=== Instruction ===
Word for word, print each line of the listing below; pictures stay out.

=== Given material ===

● ● ● ● ●

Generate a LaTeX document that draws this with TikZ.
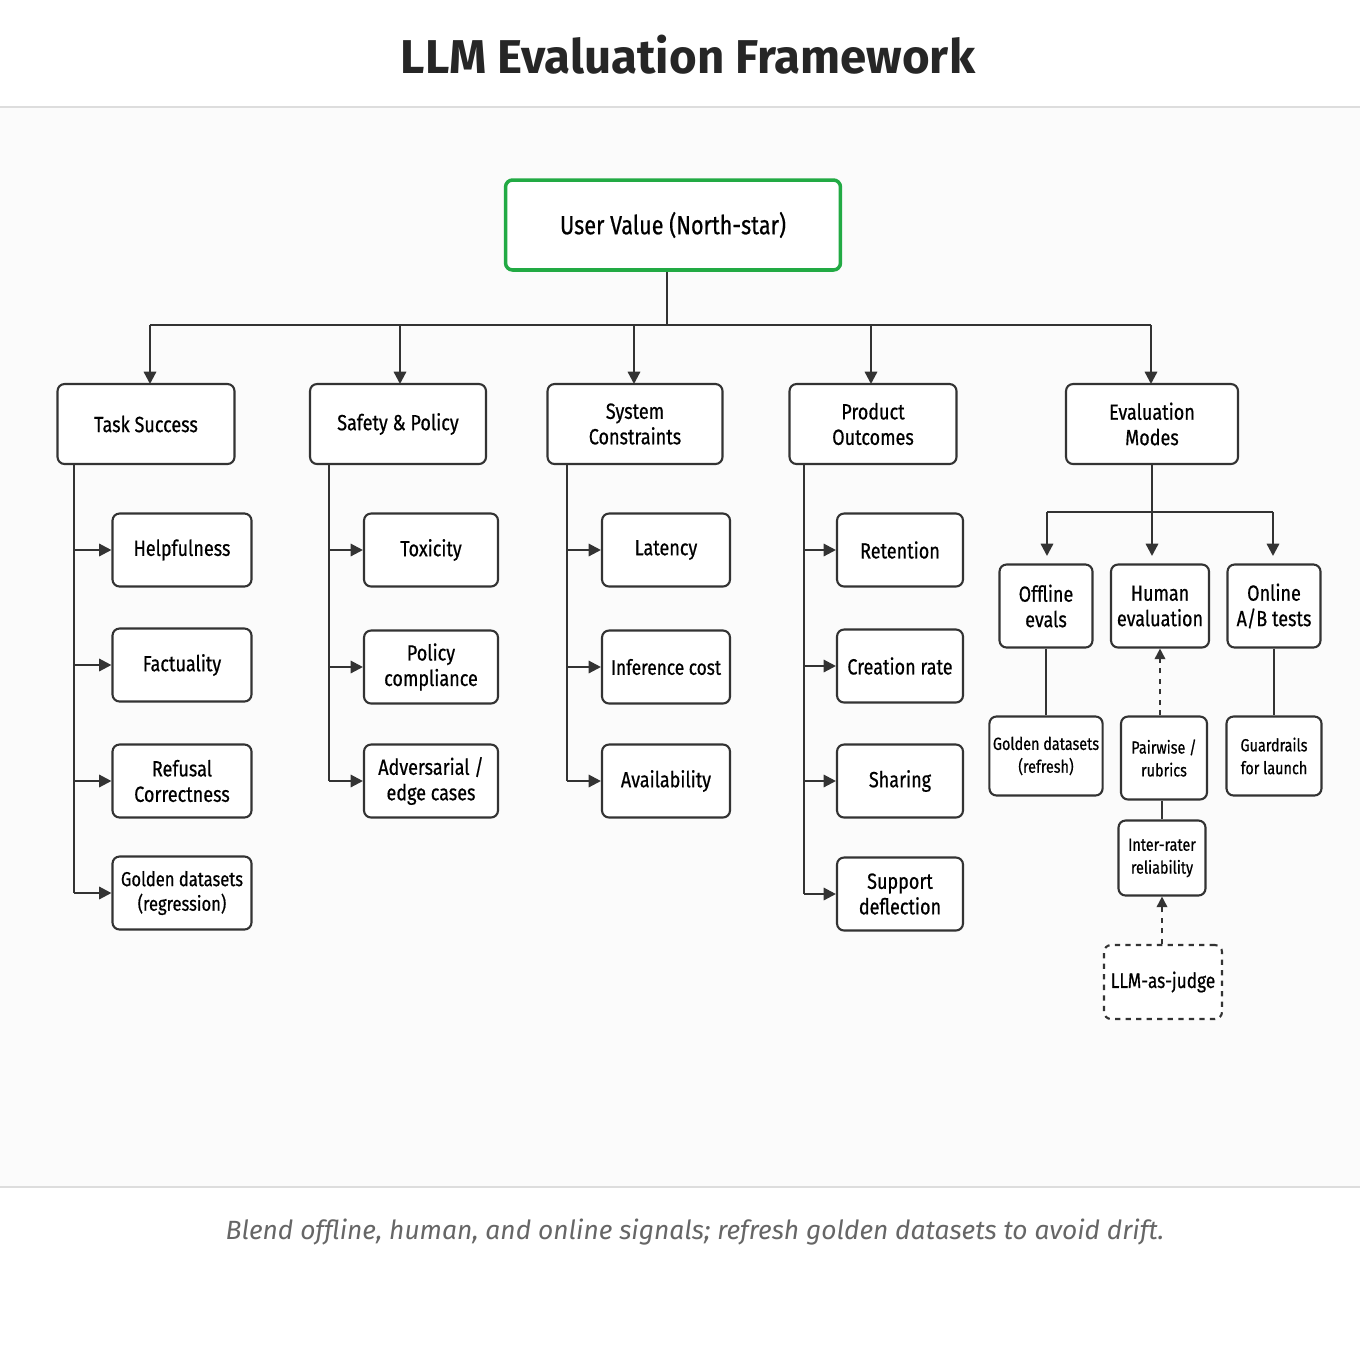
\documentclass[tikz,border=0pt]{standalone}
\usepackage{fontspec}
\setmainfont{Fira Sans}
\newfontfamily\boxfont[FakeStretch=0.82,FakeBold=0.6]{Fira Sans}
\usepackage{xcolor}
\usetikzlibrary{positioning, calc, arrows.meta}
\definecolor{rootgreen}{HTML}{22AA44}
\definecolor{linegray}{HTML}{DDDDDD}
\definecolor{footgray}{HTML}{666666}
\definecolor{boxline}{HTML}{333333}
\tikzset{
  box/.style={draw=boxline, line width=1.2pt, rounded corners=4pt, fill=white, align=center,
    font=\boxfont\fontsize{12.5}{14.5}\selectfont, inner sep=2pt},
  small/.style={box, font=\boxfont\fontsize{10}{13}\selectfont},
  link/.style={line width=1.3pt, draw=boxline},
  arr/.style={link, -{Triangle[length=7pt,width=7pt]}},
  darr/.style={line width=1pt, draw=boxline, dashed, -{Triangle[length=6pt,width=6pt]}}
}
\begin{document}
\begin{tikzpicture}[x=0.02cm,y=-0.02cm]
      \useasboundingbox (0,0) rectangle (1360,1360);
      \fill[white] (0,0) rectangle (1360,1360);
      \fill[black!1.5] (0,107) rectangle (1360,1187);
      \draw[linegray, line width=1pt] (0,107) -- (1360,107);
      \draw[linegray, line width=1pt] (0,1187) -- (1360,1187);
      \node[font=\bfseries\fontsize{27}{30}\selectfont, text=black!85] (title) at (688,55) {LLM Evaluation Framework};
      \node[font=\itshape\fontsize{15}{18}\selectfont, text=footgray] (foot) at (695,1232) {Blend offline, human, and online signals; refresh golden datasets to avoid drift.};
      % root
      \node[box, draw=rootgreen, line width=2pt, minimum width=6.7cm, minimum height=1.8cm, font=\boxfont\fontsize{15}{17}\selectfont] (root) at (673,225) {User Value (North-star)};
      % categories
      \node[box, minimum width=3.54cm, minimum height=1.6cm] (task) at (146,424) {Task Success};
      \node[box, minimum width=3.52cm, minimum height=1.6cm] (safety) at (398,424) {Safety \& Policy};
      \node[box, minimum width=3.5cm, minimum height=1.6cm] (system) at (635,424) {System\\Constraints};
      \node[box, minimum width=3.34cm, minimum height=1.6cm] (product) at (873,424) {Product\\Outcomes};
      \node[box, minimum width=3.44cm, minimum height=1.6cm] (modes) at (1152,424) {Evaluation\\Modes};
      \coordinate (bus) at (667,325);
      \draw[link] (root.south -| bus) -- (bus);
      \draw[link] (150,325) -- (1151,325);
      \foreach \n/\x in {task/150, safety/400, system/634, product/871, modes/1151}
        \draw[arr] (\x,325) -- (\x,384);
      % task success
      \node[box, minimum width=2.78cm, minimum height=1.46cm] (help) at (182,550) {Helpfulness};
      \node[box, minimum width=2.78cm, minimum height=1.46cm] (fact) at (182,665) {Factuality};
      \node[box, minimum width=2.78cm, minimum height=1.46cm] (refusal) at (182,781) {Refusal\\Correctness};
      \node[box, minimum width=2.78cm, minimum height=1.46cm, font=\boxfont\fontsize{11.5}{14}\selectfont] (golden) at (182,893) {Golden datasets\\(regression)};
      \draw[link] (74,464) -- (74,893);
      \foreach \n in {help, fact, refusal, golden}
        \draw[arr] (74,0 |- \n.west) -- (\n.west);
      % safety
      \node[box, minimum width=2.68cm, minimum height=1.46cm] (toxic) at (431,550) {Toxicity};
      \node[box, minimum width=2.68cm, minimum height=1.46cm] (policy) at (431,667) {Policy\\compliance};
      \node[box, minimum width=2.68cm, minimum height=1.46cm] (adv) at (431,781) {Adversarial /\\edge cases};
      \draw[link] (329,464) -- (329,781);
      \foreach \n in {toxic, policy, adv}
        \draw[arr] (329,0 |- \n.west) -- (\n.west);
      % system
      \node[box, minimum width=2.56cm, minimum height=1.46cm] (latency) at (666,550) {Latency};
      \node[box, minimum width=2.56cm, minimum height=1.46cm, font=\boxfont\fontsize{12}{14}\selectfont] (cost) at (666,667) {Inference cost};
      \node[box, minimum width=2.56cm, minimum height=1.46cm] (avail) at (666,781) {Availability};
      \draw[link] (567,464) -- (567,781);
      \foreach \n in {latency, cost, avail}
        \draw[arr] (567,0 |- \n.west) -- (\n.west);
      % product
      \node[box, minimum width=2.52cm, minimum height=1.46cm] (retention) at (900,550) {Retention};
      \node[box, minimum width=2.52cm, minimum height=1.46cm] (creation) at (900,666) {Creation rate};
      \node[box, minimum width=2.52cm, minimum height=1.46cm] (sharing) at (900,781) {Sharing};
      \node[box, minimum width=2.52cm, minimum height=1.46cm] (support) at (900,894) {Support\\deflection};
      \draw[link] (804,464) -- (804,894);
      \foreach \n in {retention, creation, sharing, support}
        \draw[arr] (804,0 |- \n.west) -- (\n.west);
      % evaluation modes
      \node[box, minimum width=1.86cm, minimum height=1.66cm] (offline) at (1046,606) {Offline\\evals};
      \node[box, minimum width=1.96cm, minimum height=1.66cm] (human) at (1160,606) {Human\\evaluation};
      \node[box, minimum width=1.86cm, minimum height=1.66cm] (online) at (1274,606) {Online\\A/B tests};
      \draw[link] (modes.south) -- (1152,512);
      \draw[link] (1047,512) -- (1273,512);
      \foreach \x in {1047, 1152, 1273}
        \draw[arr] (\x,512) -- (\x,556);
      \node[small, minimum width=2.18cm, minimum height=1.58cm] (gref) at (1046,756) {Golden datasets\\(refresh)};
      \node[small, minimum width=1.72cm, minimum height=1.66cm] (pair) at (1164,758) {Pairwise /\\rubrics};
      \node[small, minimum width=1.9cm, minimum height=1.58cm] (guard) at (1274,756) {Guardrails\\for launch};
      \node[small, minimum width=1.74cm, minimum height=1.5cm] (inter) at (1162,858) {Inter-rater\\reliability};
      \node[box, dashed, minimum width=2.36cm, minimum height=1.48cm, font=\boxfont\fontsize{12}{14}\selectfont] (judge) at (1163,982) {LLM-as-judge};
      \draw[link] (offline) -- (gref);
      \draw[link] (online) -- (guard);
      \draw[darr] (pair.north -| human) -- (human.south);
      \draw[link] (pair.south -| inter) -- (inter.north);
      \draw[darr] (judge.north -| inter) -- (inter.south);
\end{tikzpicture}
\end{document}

● ● ● ● ●

=== Task answer ===
Generate a LaTeX document that draws this with TikZ.
\documentclass[tikz,border=0pt]{standalone}
\usepackage{fontspec}
\setmainfont{Fira Sans}
\newfontfamily\boxfont[FakeStretch=0.82,FakeBold=0.6]{Fira Sans}
\usepackage{xcolor}
\usetikzlibrary{positioning, calc, arrows.meta}
\definecolor{rootgreen}{HTML}{22AA44}
\definecolor{linegray}{HTML}{DDDDDD}
\definecolor{footgray}{HTML}{666666}
\definecolor{boxline}{HTML}{333333}
\tikzset{
  box/.style={draw=boxline, line width=1.2pt, rounded corners=4pt, fill=white, align=center,
    font=\boxfont\fontsize{12.5}{14.5}\selectfont, inner sep=2pt},
  small/.style={box, font=\boxfont\fontsize{10}{13}\selectfont},
  link/.style={line width=1.3pt, draw=boxline},
  arr/.style={link, -{Triangle[length=7pt,width=7pt]}},
  darr/.style={line width=1pt, draw=boxline, dashed, -{Triangle[length=6pt,width=6pt]}}
}
\begin{document}
\begin{tikzpicture}[x=0.02cm,y=-0.02cm]
      \useasboundingbox (0,0) rectangle (1360,1360);
      \fill[white] (0,0) rectangle (1360,1360);
      \fill[black!1.5] (0,107) rectangle (1360,1187);
      \draw[linegray, line width=1pt] (0,107) -- (1360,107);
      \draw[linegray, line width=1pt] (0,1187) -- (1360,1187);
      \node[font=\bfseries\fontsize{27}{30}\selectfont, text=black!85] (title) at (688,55) {LLM Evaluation Framework};
      \node[font=\itshape\fontsize{15}{18}\selectfont, text=footgray] (foot) at (695,1232) {Blend offline, human, and online signals; refresh golden datasets to avoid drift.};
      % root
      \node[box, draw=rootgreen, line width=2pt, minimum width=6.7cm, minimum height=1.8cm, font=\boxfont\fontsize{15}{17}\selectfont] (root) at (673,225) {User Value (North-star)};
      % categories
      \node[box, minimum width=3.54cm, minimum height=1.6cm] (task) at (146,424) {Task Success};
      \node[box, minimum width=3.52cm, minimum height=1.6cm] (safety) at (398,424) {Safety \& Policy};
      \node[box, minimum width=3.5cm, minimum height=1.6cm] (system) at (635,424) {System\\Constraints};
      \node[box, minimum width=3.34cm, minimum height=1.6cm] (product) at (873,424) {Product\\Outcomes};
      \node[box, minimum width=3.44cm, minimum height=1.6cm] (modes) at (1152,424) {Evaluation\\Modes};
      \coordinate (bus) at (667,325);
      \draw[link] (root.south -| bus) -- (bus);
      \draw[link] (150,325) -- (1151,325);
      \foreach \n/\x in {task/150, safety/400, system/634, product/871, modes/1151}
        \draw[arr] (\x,325) -- (\x,384);
      % task success
      \node[box, minimum width=2.78cm, minimum height=1.46cm] (help) at (182,550) {Helpfulness};
      \node[box, minimum width=2.78cm, minimum height=1.46cm] (fact) at (182,665) {Factuality};
      \node[box, minimum width=2.78cm, minimum height=1.46cm] (refusal) at (182,781) {Refusal\\Correctness};
      \node[box, minimum width=2.78cm, minimum height=1.46cm, font=\boxfont\fontsize{11.5}{14}\selectfont] (golden) at (182,893) {Golden datasets\\(regression)};
      \draw[link] (74,464) -- (74,893);
      \foreach \n in {help, fact, refusal, golden}
        \draw[arr] (74,0 |- \n.west) -- (\n.west);
      % safety
      \node[box, minimum width=2.68cm, minimum height=1.46cm] (toxic) at (431,550) {Toxicity};
      \node[box, minimum width=2.68cm, minimum height=1.46cm] (policy) at (431,667) {Policy\\compliance};
      \node[box, minimum width=2.68cm, minimum height=1.46cm] (adv) at (431,781) {Adversarial /\\edge cases};
      \draw[link] (329,464) -- (329,781);
      \foreach \n in {toxic, policy, adv}
        \draw[arr] (329,0 |- \n.west) -- (\n.west);
      % system
      \node[box, minimum width=2.56cm, minimum height=1.46cm] (latency) at (666,550) {Latency};
      \node[box, minimum width=2.56cm, minimum height=1.46cm, font=\boxfont\fontsize{12}{14}\selectfont] (cost) at (666,667) {Inference cost};
      \node[box, minimum width=2.56cm, minimum height=1.46cm] (avail) at (666,781) {Availability};
      \draw[link] (567,464) -- (567,781);
      \foreach \n in {latency, cost, avail}
        \draw[arr] (567,0 |- \n.west) -- (\n.west);
      % product
      \node[box, minimum width=2.52cm, minimum height=1.46cm] (retention) at (900,550) {Retention};
      \node[box, minimum width=2.52cm, minimum height=1.46cm] (creation) at (900,666) {Creation rate};
      \node[box, minimum width=2.52cm, minimum height=1.46cm] (sharing) at (900,781) {Sharing};
      \node[box, minimum width=2.52cm, minimum height=1.46cm] (support) at (900,894) {Support\\deflection};
      \draw[link] (804,464) -- (804,894);
      \foreach \n in {retention, creation, sharing, support}
        \draw[arr] (804,0 |- \n.west) -- (\n.west);
      % evaluation modes
      \node[box, minimum width=1.86cm, minimum height=1.66cm] (offline) at (1046,606) {Offline\\evals};
      \node[box, minimum width=1.96cm, minimum height=1.66cm] (human) at (1160,606) {Human\\evaluation};
      \node[box, minimum width=1.86cm, minimum height=1.66cm] (online) at (1274,606) {Online\\A/B tests};
      \draw[link] (modes.south) -- (1152,512);
      \draw[link] (1047,512) -- (1273,512);
      \foreach \x in {1047, 1152, 1273}
        \draw[arr] (\x,512) -- (\x,556);
      \node[small, minimum width=2.18cm, minimum height=1.58cm] (gref) at (1046,756) {Golden datasets\\(refresh)};
      \node[small, minimum width=1.72cm, minimum height=1.66cm] (pair) at (1164,758) {Pairwise /\\rubrics};
      \node[small, minimum width=1.9cm, minimum height=1.58cm] (guard) at (1274,756) {Guardrails\\for launch};
      \node[small, minimum width=1.74cm, minimum height=1.5cm] (inter) at (1162,858) {Inter-rater\\reliability};
      \node[box, dashed, minimum width=2.36cm, minimum height=1.48cm, font=\boxfont\fontsize{12}{14}\selectfont] (judge) at (1163,982) {LLM-as-judge};
      \draw[link] (offline) -- (gref);
      \draw[link] (online) -- (guard);
      \draw[darr] (pair.north -| human) -- (human.south);
      \draw[link] (pair.south -| inter) -- (inter.north);
      \draw[darr] (judge.north -| inter) -- (inter.south);
\end{tikzpicture}
\end{document}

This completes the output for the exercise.